Reaching the spot, the officials were obstructed by the key suspect, Ariful Islam, and the team returned without taking any action, except serving a notice to the hill owner.
Surprisingly, Ariful, who is believed to have masterminded the hill cutting, locked into an argument with the DoE officials, saying that they should not conduct such a drive as the high-ups of the environment office were paid a large sum of money, according to eyewitnesses.
It became evident among locals that the culprits had managed the DoE office in cutting the hill.
Experts believe that weak implementation of laws and indifference of the administration are the main reasons, owing to which hills in the port city continue to vanish one after another, posing serious threats to the environment and causing landslides and subsequent fatalities every year.
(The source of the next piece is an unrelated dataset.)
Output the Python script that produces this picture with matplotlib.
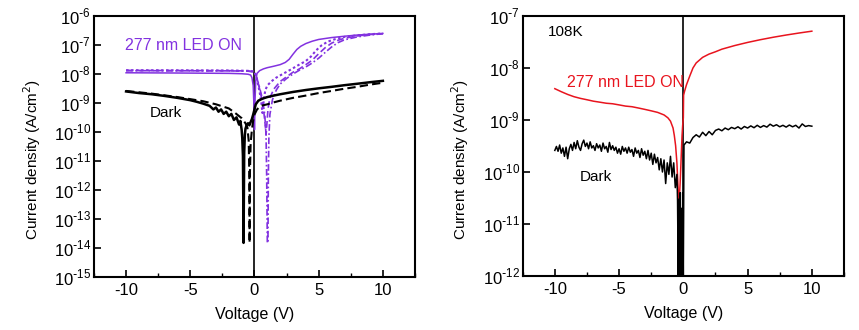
import matplotlib
matplotlib.use("Agg")
import matplotlib.pyplot as plt
from matplotlib.ticker import MultipleLocator, NullLocator, FuncFormatter
import numpy as np

plt.rcParams["font.family"] = ["Liberation Sans", "DejaVu Sans"]
plt.rcParams["axes.unicode_minus"] = False

PURPLE = "#8232E0"
RED = "#E8141E"

# ---- 左圖：dark (black) ----
dark_solid_v = [-10, -9, -8, -7, -6, -5, -4.5, -4, -3.5, -3.2, -3.0, -2.8, -2.6, -2.4, -2.2, -2.0,
                -1.8, -1.6, -1.4, -1.2, -1.1, -1.0, -0.95, -0.9, -0.87, -0.85, -0.83, -0.8, -0.75,
                -0.7, -0.6, -0.5, -0.4, -0.3, -0.2, -0.1, 0.0, 0.1, 0.3, 0.6, 1.0, 1.5, 2, 3, 4, 5,
                6, 7, 8, 9, 10]
dark_solid_j = [2.5e-9, 2.2e-9, 2.0e-9, 1.75e-9, 1.5e-9, 1.25e-9, 1.1e-9, 9.5e-10, 8e-10, 6e-10, 7e-10,
                5e-10, 6e-10, 4.2e-10, 5e-10, 3.5e-10, 4.2e-10, 2.6e-10, 3.2e-10, 1.8e-10, 2.4e-10,
                1.2e-10, 6e-11, 1.5e-11, 3e-13, 1.5e-14, 3e-13, 2e-11, 8e-11, 1.3e-10, 1.8e-10,
                2e-10, 1.7e-10, 2.2e-10, 2.8e-10, 4e-10, 6e-10, 9e-10, 1.2e-9, 1.4e-9, 1.6e-9,
                1.8e-9, 2.0e-9, 2.4e-9, 2.8e-9, 3.2e-9, 3.6e-9, 4.1e-9, 4.6e-9, 5.2e-9, 5.8e-9]

dark_dash_v = [-10, -8, -6, -4, -3, -2, -1.5, -1.0, -0.7, -0.55, -0.45, -0.4, -0.38, -0.36, -0.3,
               -0.2, -0.1, 0.0, 0.2, 0.5, 1.0, 1.5, 2, 3, 4, 5, 6, 7, 8, 9, 10]
dark_dash_j = [2.6e-9, 2.1e-9, 1.6e-9, 1.15e-9, 9e-10, 6.5e-10, 4.5e-10, 3e-10, 2e-10, 1.4e-10,
               5e-11, 3e-12, 1.5e-14, 3e-12, 4e-11, 1.2e-10, 2.5e-10, 4e-10, 6e-10, 8e-10, 9e-10,
               1.05e-9, 1.2e-9, 1.5e-9, 1.8e-9, 2.2e-9, 2.6e-9, 3.1e-9, 3.6e-9, 4.3e-9, 5e-9]

# ---- 左圖：277 nm LED ON (purple) ----
on_solid_v = [-10, -6, -2, -1, -0.5, -0.3, -0.2, -0.1, -0.05, 0.0, 0.05, 0.1, 0.2, 0.4, 0.7, 1.0,
              1.5, 2.0, 2.4, 2.7, 3.0, 3.3, 3.6, 4.0, 4.5, 5, 6, 7, 8, 9, 10]
on_solid_j = [1.1e-8, 1.08e-8, 1.05e-8, 1.02e-8, 9.8e-9, 9.2e-9, 7.5e-9, 4e-9, 1e-9, 1.2e-10,
              1.5e-9, 6e-9, 1.05e-8, 1.3e-8, 1.5e-8, 1.65e-8, 1.85e-8, 2.1e-8, 2.5e-8, 3.2e-8,
              4.8e-8, 7e-8, 9e-8, 1.12e-7, 1.35e-7, 1.55e-7, 1.8e-7, 2.0e-7, 2.2e-7, 2.35e-7, 2.5e-7]

on_dot_v = [-10, -6, -2, -1, -0.3, 0.0, 0.15, 0.3, 0.45, 0.55, 0.62, 0.68, 0.75, 0.85, 1.0, 1.3,
            1.7, 2.2, 2.8, 3.4, 4.0, 4.4, 4.8, 5.2, 5.7, 6.3, 7, 8, 9, 10]
on_dot_j = [1.35e-8, 1.34e-8, 1.32e-8, 1.3e-8, 1.28e-8, 1.2e-8, 8e-9, 4e-9, 1.8e-9, 9e-10,
            4.5e-10, 8e-10, 1.6e-9, 2.8e-9, 4e-9, 5.5e-9, 7.5e-9, 1e-8, 1.4e-8, 2e-8, 2.8e-8,
            4e-8, 6.5e-8, 9.5e-8, 1.3e-7, 1.6e-7, 1.9e-7, 2.15e-7, 2.35e-7, 2.5e-7]

on_dash_v = [-10, -6, -2, -0.5, 0.0, 0.2, 0.4, 0.6, 0.75, 0.85, 0.9, 0.95, 1.05, 1.2, 1.5, 2.0,
             2.5, 3.0, 3.5, 4.0, 4.5, 5.0, 5.5, 6.0, 6.5, 7, 8, 9, 10]
on_dash_j = [1.32e-8, 1.31e-8, 1.3e-8, 1.27e-8, 1.2e-8, 7e-9, 3e-9, 1.2e-9, 4e-10, 1.5e-10,
             8e-11, 1.5e-10, 6e-10, 1.5e-9, 3e-9, 5.5e-9, 8e-9, 1.15e-8, 1.5e-8, 2.1e-8, 3e-8,
             5e-8, 8e-8, 1.15e-7, 1.45e-7, 1.7e-7, 2.05e-7, 2.3e-7, 2.45e-7]

on_dashdot_v = [-10, -6, -2, -0.5, 0.0, 0.3, 0.6, 0.8, 0.9, 0.95, 1.0, 1.02, 1.05, 1.08, 1.12,
                1.2, 1.4, 1.7, 2.0, 2.5, 3.0, 3.5, 4.0, 4.5, 5.0, 5.5, 6.0, 6.5, 7, 8, 9, 10]
on_dashdot_j = [1.3e-8, 1.29e-8, 1.28e-8, 1.25e-8, 1.15e-8, 5e-9, 1.5e-9, 4e-10, 8e-11, 3e-12,
                1.5e-14, 1.5e-14, 1.5e-14, 3e-12, 6e-11, 4e-10, 1.3e-9, 2.8e-9, 4.5e-9, 7e-9,
                1e-8, 1.35e-8, 1.75e-8, 2.4e-8, 3.5e-8, 5.5e-8, 8.5e-8, 1.2e-7, 1.5e-7, 1.9e-7,
                2.2e-7, 2.45e-7]

# ---- 右圖 108K ----
red_v = [-10, -9.5, -9, -8.5, -8, -7.5, -7, -6.5, -6, -5.5, -5, -4.5, -4, -3.5, -3, -2.5, -2,
         -1.5, -1.2, -1.0, -0.8, -0.7, -0.6, -0.5, -0.45, -0.4, -0.35, -0.3, -0.25, -0.2, -0.15,
         -0.1, -0.05, 0.0, 0.02, 0.1, 0.25, 0.5, 0.75, 1.0, 1.5, 2, 2.5, 3, 4, 5, 6, 7, 8, 9, 10]
red_j = [4.0e-9, 3.5e-9, 3.1e-9, 2.8e-9, 2.6e-9, 2.45e-9, 2.3e-9, 2.2e-9, 2.1e-9, 2.05e-9, 1.95e-9,
         1.85e-9, 1.8e-9, 1.7e-9, 1.6e-9, 1.5e-9, 1.4e-9, 1.25e-9, 1.1e-9, 9.5e-10, 7e-10,
         5e-10, 3.2e-10, 1.5e-10, 8e-11, 4.5e-11, 3e-11, 3.5e-11, 6e-11, 1.2e-10, 2.5e-10,
         5e-10, 8e-10, 1.1e-9, 3e-9, 3.6e-9, 4.8e-9, 7e-9, 1e-8, 1.25e-8, 1.6e-8, 1.85e-8,
         2.05e-8, 2.3e-8, 2.7e-8, 3.1e-8, 3.5e-8, 3.9e-8, 4.3e-8, 4.7e-8, 5.1e-8]

# dark @108K：(V, J / 1e-10)
dark_r = [
    (-10, 2.6), (-9.875, 3.1), (-9.75, 2.5), (-9.625, 3.3), (-9.5, 2.3), (-9.375, 2.9),
    (-9.25, 2.0), (-9.125, 3.0), (-9.0, 1.8), (-8.875, 2.8), (-8.75, 3.4), (-8.625, 2.6),
    (-8.5, 3.7), (-8.375, 2.8), (-8.25, 4.0), (-8.125, 3.0), (-8.0, 2.6), (-7.875, 3.5),
    (-7.75, 4.1), (-7.625, 3.1), (-7.5, 3.6), (-7.375, 2.8), (-7.25, 3.8), (-7.125, 2.9),
    (-7.0, 3.2), (-6.875, 2.6), (-6.75, 3.5), (-6.625, 2.9), (-6.5, 3.3), (-6.375, 2.5),
    (-6.25, 3.6), (-6.125, 2.8), (-6.0, 3.1), (-5.875, 2.4), (-5.75, 3.7), (-5.625, 2.7),
    (-5.5, 3.2), (-5.375, 2.6), (-5.25, 3.0), (-5.125, 2.3), (-5.0, 2.8), (-4.875, 2.2),
    (-4.75, 3.1), (-4.625, 2.5), (-4.5, 2.9), (-4.375, 2.3), (-4.25, 3.0), (-4.125, 2.4),
    (-4.0, 2.7), (-3.875, 2.0), (-3.75, 2.9), (-3.625, 2.3), (-3.5, 2.6), (-3.375, 1.9),
    (-3.25, 2.8), (-3.125, 2.1), (-3.0, 2.5), (-2.875, 1.8), (-2.75, 2.6), (-2.625, 1.7),
    (-2.5, 2.3), (-2.375, 1.4), (-2.25, 2.2), (-2.125, 1.5), (-2.0, 1.9), (-1.875, 1.1),
    (-1.75, 1.8), (-1.625, 1.0), (-1.5, 1.7), (-1.375, 0.6), (-1.25, 1.5), (-1.125, 0.9),
    (-1.0, 2.0), (-0.875, 0.8), (-0.75, 1.5), (-0.625, 0.5), (-0.5, 0.9), (-0.45, 0.28),
    (-0.4, 0.01), (-0.35, 0.3), (-0.3, 0.01), (-0.25, 0.4), (-0.2, 0.01), (-0.15, 0.2),
    (-0.1, 0.01), (-0.05, 0.4), (0.0, 0.01), (0.05, 3.3), (0.25, 3.8), (0.5, 3.6),
    (0.75, 4.6), (1.0, 5.2), (1.25, 4.7), (1.5, 5.8), (1.75, 5.0), (2.0, 6.0), (2.25, 5.2),
    (2.5, 6.3), (2.75, 6.7), (3.0, 6.2), (3.25, 7.0), (3.5, 6.5), (3.75, 7.2), (4.0, 6.8),
    (4.25, 7.4), (4.5, 6.7), (4.75, 7.5), (5.0, 7.0), (5.25, 7.7), (5.5, 7.1), (5.75, 7.9),
    (6.0, 7.2), (6.25, 7.8), (6.5, 7.3), (6.75, 8.3), (7.0, 7.6), (7.25, 8.1), (7.5, 7.4),
    (7.75, 7.9), (8.0, 7.3), (8.25, 8.0), (8.5, 7.4), (8.75, 7.9), (9.0, 7.0), (9.25, 8.4),
    (9.5, 7.5), (9.75, 7.8), (10, 7.6),
]
dark_r_v = [p[0] for p in dark_r]
dark_r_j = [p[1] * 1e-10 for p in dark_r]

x_ticks = [-10, -5, 0, 5, 10]
left_decades = [-15, -14, -13, -12, -11, -10, -9, -8, -7, -6]
right_decades = [-12, -11, -10, -9, -8, -7]


def log_label(y, pos):
    e = int(round(np.log10(y)))
    return r"10$^{\mathregular{%d}}$" % e if e >= 0 else r"10$^{\text{-}\mathregular{%d}}$" % (-e)


def style_axes(ax, decades):
    ax.set_yscale("log")
    ax.set_xlim(-12.5, 12.5)
    ax.set_ylim(10.0 ** decades[0], 10.0 ** decades[-1])
    ax.set_xticks(x_ticks)
    ax.xaxis.set_minor_locator(MultipleLocator(2.5))
    ax.set_yticks([10.0 ** d for d in decades])
    ax.yaxis.set_minor_locator(NullLocator())
    ax.yaxis.set_major_formatter(FuncFormatter(log_label))
    ax.tick_params(which="both", direction="in", top=False, right=False)
    ax.tick_params(axis="x", labelsize=12, pad=4)
    ax.tick_params(axis="y", labelsize=12, pad=2)
    ax.tick_params(which="major", length=5, width=1.2)
    ax.tick_params(which="minor", length=3, width=1.0)
    for s in ax.spines.values():
        s.set_linewidth(1.5)
    ax.axvline(0, color="black", lw=1.2, zorder=0)
    ax.set_xlabel("Voltage (V)", fontsize=11.5, labelpad=7)
    ax.set_ylabel("Current density (A/cm$^2$)", fontsize=11)
    ax.yaxis.set_label_coords(-0.16, 0.45)


fig = plt.figure(figsize=(8.59, 3.3), dpi=100)
ax1 = fig.add_axes([0.1094, 0.1606, 0.3737, 0.791])
ax2 = fig.add_axes([0.6085, 0.1636, 0.374, 0.788])

ax1.plot(on_solid_v, on_solid_j, color=PURPLE, lw=1.1, ls="-")
ax1.plot(on_dot_v, on_dot_j, color=PURPLE, lw=1.5, ls=(0, (1.2, 1.2)))
ax1.plot(on_dash_v, on_dash_j, color=PURPLE, lw=1.2, ls=(0, (4, 2)))
ax1.plot(on_dashdot_v, on_dashdot_j, color=PURPLE, lw=1.2, ls=(0, (4, 1.5, 1, 1.5)))
ax1.plot(dark_solid_v, dark_solid_j, color="black", lw=1.8, ls="-")
ax1.plot(dark_dash_v, dark_dash_j, color="black", lw=1.5, ls=(0, (4, 2)))
style_axes(ax1, left_decades)
ax1.text(0.097, 0.885, "277 nm LED ON", color=PURPLE, fontsize=11.5,
         transform=ax1.transAxes, va="center", ha="left")
ax1.text(0.174, 0.628, "Dark", color="black", fontsize=11,
         transform=ax1.transAxes, va="center", ha="left")

ax2.plot(red_v, red_j, color=RED, lw=1.1)
ax2.plot(dark_r_v, dark_r_j, color="black", lw=1.1)
style_axes(ax2, right_decades)
ax2.text(0.079, 0.938, "108K", color="black", fontsize=11,
         transform=ax2.transAxes, va="center", ha="left")
ax2.text(0.138, 0.746, "277 nm LED ON", color=RED, fontsize=11.5,
         transform=ax2.transAxes, va="center", ha="left")
ax2.text(0.178, 0.381, "Dark", color="black", fontsize=11,
         transform=ax2.transAxes, va="center", ha="left")

fig.savefig("out.png", dpi=100)
plt.close(fig)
According to the Chattogram District Administration, at least 259 people were killed in the incidents of landslides in the port city in the last two decades, as the latest landslide reported in Sholoshahar IW Railway Colony area yesterday killing a 35-year-old man and his infant daughter.
However, it is believed that there is no precedent of anyone serving a jail sentence in any hill cutting case filed by the DoE.
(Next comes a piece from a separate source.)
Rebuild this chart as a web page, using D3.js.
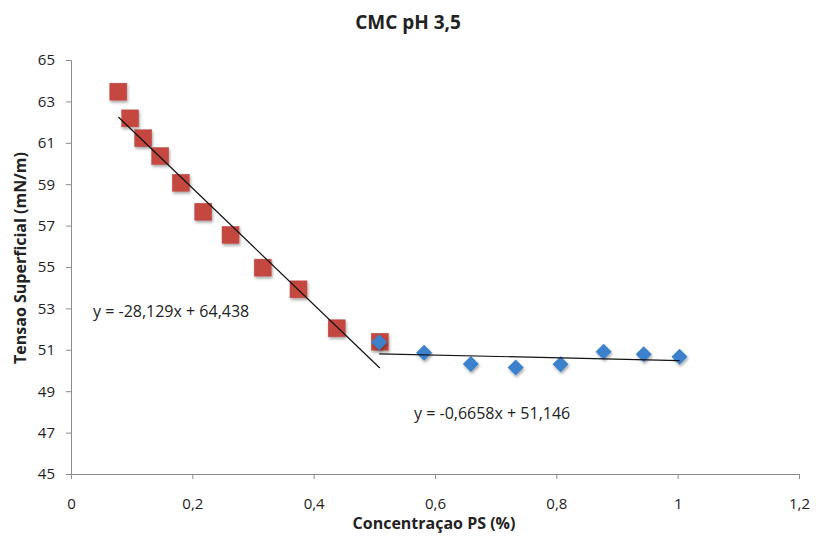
<!DOCTYPE html>
<html lang="pt">
<head>
<meta charset="UTF-8">
<title>CMC pH 3,5</title>
<script src="https://d3js.org/d3.v7.min.js"></script>
<style>
  body { margin: 0; background: #fff; }
  text { font-family: "Open Sans", "Noto Sans", sans-serif; fill: #222; }
</style>
</head>
<body>
<svg width="816" height="538"></svg>
<script>
    // acima da CMC (quadrados vermelhos)
    let redX = [0.078, 0.0975, 0.119, 0.147, 0.181, 0.218, 0.263, 0.316, 0.375, 0.438, 0.509]
    let redY = [63.47, 62.18, 61.22, 60.36, 59.07, 57.67, 56.55, 54.97, 53.92, 52.04, 51.39]
    // abaixo da CMC (losangos azuis)
    let blueX = [0.508, 0.582, 0.659, 0.733, 0.807, 0.878, 0.944, 1.003]
    let blueY = [51.36, 50.86, 50.31, 50.15, 50.30, 50.91, 50.78, 50.67]
    // linhas de tendencia
    let trendRed = {a: -28.129, b: 64.438, x0: 0.078, x1: 0.509, label: "y = -28,129x + 64,438"}
    let trendBlue = {a: -0.6658, b: 51.146, x0: 0.508, x1: 1.003, label: "y = -0,6658x + 51,146"}
    let xTicks = [0, 0.2, 0.4, 0.6, 0.8, 1, 1.2]
    let yTicks = [45, 47, 49, 51, 53, 55, 57, 59, 61, 63, 65]

    let svg = d3.select('svg')
    let fmt = function(d) { return String(d).replace('.', ',') }

    let x = d3.scaleLinear().domain([0, 1.2]).range([71, 799])
    let y = d3.scaleLinear().domain([45, 65]).range([474, 60])

    let defs = svg.append('defs')
    let f = defs.append('filter').attr('id', 'shadow').attr('x', '-50%').attr('y', '-50%').attr('width', '200%').attr('height', '200%')
    f.append('feGaussianBlur').attr('in', 'SourceAlpha').attr('stdDeviation', 1.5)
    f.append('feOffset').attr('dx', 1).attr('dy', 1.5).attr('result', 'b')
    f.append('feComponentTransfer').append('feFuncA').attr('type', 'linear').attr('slope', 0.35)
    let m = f.append('feMerge')
    m.append('feMergeNode')
    m.append('feMergeNode').attr('in', 'SourceGraphic')

    let xAxis = svg.append('g')
        .attr('transform', 'translate(0,474)')
        .call(d3.axisBottom(x).tickValues(xTicks).tickFormat(fmt).tickSize(5).tickPadding(19))
    let yAxis = svg.append('g')
        .attr('transform', 'translate(71,0)')
        .call(d3.axisLeft(y).tickValues(yTicks).tickFormat(fmt).tickSize(5).tickPadding(11))
    svg.selectAll('.domain, .tick line').attr('stroke', '#8c8c8c')
    svg.selectAll('.tick text').style('font-size', '15px').attr('fill', '#444')

    svg.append('g').selectAll('rect')
        .data(redX)
        .enter()
        .append('rect')
        .attr('x', function(d) { return x(d) - 8.5 })
        .attr('y', function(d, i) { return y(redY[i]) - 8.5 })
        .attr('width', 17)
        .attr('height', 17)
        .attr('fill', '#c4463f')
        .attr('stroke', '#b8504a')
        .attr('stroke-width', 0.5)
        .attr('filter', 'url(#shadow)')

    svg.append('g').selectAll('path')
        .data(blueX)
        .enter()
        .append('path')
        .attr('d', 'M0,-8L8,0L0,8L-8,0Z')
        .attr('transform', function(d, i) { return 'translate(' + x(d) + ',' + y(blueY[i]) + ')' })
        .attr('fill', '#3b81cc')
        .attr('filter', 'url(#shadow)')

    ;[trendRed, trendBlue].forEach(function(t) {
        svg.append('line')
            .attr('x1', x(t.x0)).attr('y1', y(t.a * t.x0 + t.b))
            .attr('x2', x(t.x1)).attr('y2', y(t.a * t.x1 + t.b))
            .attr('stroke', '#111')
            .attr('stroke-width', 1.2)
    })

    svg.append('text').attr('x', 93).attr('y', 317).style('font-size', '16px').text(trendRed.label)
    svg.append('text').attr('x', 414).attr('y', 419).style('font-size', '16px').text(trendBlue.label)

    svg.append('text').attr('x', 408).attr('y', 29).attr('text-anchor', 'middle')
        .style('font-size', '19px').style('font-weight', 'bold').text('CMC pH 3,5')
    svg.append('text').attr('x', 434).attr('y', 529).attr('text-anchor', 'middle')
        .style('font-size', '16px').style('font-weight', 'bold').text('Concentraçao PS (%)')
    svg.append('text').attr('transform', 'translate(26,258) rotate(-90)').attr('text-anchor', 'middle')
        .style('font-size', '16px').style('font-weight', 'bold').text('Tensao Superficial (mN/m)')
</script>
</body>
</html>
After filing a suit to defend the rule, it hung for years. On the other hand, after securing bail from the court, the accused again starts hill cutting.
Aliur Rahman, an environmental activist who has been advocating for the hills' protection in the port city for a long time, told The Business Standard that in most cases, the DoE just imposes fines or compensation. "By paying a nominal fine, the criminals not only get away with it, but also legitimise the environment-destroying crime like cutting hills. Later, they sell the land created by cutting down the hill at a high price or build multi-storey buildings."
He called for amendment to the existing environmental protection law to consider hill cutting as a non-bailable offence.
However, not only the local syndicates, but also some powerful public representatives are also involved in hill cutting in Chattogram.
It is alleged that Zahurul Alam Jasim, councillor of North Pahartali Ward-9, who has several cases against him filed by the DoE, is again involved in hill cutting after securing bail.
The Department of Environment (DoE) has filed 26 cases so far and fined Tk12,03,600 for hill cutting incidents in different parts of Chattogram city.
In the last 32 years, 120 out of 200 hills of the city have disappeared, shows a study by SM Sirajul Haque, a former professor of Chittagong University's Institute of Forestry and Environment.
The total hill area of the city dropped by 57% to 14.2 square kilometres in 2008, from 32.37 square kilometres in 1976, with the hills being destroyed in Bayezid, Khulshi, Panchlaish, Kotwali and Pahartali.
Professor Idris Ali, president of Bangladesh Poribesh Andolon (Bapa), told The Business Standard, "Due to cutting hills indiscriminately, the environment of the city is almost destroyed. The city has been suffering from rise of temperature, excessive rainfall and waterlogging due to cutting of hills."
Contacted, Deputy Commissioner of Chattogram, Abul Bashar Mohammed Fakhruzzaman told TBS, "We conduct drives to stop hill cutting and ask the DoE to file cases against the culprits behind it. The DoE also files cases but cannot ensure exemplary punishment."
Hillol Biswas, the director of DoE Chattogram metro, could not be contacted immediately for his comments, despite several attempts.